**TASK INSTRUCTIONS:**
Output only the lines from the start of the entries through the line holding "import numpy as np". Each line must match the original exactly.

━━━ DATASET EXCERPTS

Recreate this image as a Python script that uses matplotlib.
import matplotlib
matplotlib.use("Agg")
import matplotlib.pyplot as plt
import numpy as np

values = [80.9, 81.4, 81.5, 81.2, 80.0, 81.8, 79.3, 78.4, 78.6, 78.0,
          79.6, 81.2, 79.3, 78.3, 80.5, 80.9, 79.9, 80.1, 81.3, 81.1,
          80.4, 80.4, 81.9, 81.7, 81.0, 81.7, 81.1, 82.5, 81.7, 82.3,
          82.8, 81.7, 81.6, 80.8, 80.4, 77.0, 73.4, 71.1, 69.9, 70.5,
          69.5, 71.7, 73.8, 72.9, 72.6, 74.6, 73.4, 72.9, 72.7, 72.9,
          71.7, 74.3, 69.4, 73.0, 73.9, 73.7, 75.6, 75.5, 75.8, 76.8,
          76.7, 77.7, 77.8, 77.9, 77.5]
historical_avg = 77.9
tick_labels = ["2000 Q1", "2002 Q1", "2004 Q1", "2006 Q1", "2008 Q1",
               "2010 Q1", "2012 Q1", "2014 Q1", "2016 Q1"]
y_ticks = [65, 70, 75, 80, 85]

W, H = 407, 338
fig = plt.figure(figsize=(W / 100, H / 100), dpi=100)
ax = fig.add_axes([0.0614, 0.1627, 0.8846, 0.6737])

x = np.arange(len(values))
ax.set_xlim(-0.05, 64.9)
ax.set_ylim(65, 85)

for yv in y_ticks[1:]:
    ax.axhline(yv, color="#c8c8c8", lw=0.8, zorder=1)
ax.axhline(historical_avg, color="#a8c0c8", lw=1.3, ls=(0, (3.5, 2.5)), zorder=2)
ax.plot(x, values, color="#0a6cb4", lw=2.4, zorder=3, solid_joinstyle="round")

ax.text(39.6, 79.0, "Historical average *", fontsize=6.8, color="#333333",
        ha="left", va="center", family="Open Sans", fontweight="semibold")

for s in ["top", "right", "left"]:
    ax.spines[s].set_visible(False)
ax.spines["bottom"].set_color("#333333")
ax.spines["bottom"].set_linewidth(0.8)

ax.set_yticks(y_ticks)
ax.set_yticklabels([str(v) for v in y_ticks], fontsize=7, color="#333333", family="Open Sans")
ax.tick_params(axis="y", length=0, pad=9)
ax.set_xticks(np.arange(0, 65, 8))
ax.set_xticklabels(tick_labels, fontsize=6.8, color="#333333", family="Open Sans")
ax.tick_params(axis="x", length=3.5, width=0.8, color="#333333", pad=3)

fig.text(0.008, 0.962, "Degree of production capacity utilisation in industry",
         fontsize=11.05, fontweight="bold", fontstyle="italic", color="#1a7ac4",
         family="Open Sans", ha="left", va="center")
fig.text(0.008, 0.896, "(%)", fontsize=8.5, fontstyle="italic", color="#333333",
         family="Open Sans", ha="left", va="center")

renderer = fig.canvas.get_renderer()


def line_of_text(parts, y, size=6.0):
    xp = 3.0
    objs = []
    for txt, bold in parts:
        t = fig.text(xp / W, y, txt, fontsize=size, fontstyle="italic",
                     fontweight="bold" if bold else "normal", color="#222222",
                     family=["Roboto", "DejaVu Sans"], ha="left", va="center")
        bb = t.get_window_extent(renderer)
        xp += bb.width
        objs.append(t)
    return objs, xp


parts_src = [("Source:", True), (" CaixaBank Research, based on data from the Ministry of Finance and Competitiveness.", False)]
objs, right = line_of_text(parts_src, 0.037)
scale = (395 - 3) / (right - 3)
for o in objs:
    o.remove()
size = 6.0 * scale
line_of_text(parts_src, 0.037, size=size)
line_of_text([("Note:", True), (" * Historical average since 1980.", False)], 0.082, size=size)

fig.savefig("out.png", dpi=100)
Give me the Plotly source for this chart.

━━━━━━

**FULL SOLUTION:**
Recreate this image as a Python script that uses matplotlib.
import matplotlib
matplotlib.use("Agg")
import matplotlib.pyplot as plt
import numpy as np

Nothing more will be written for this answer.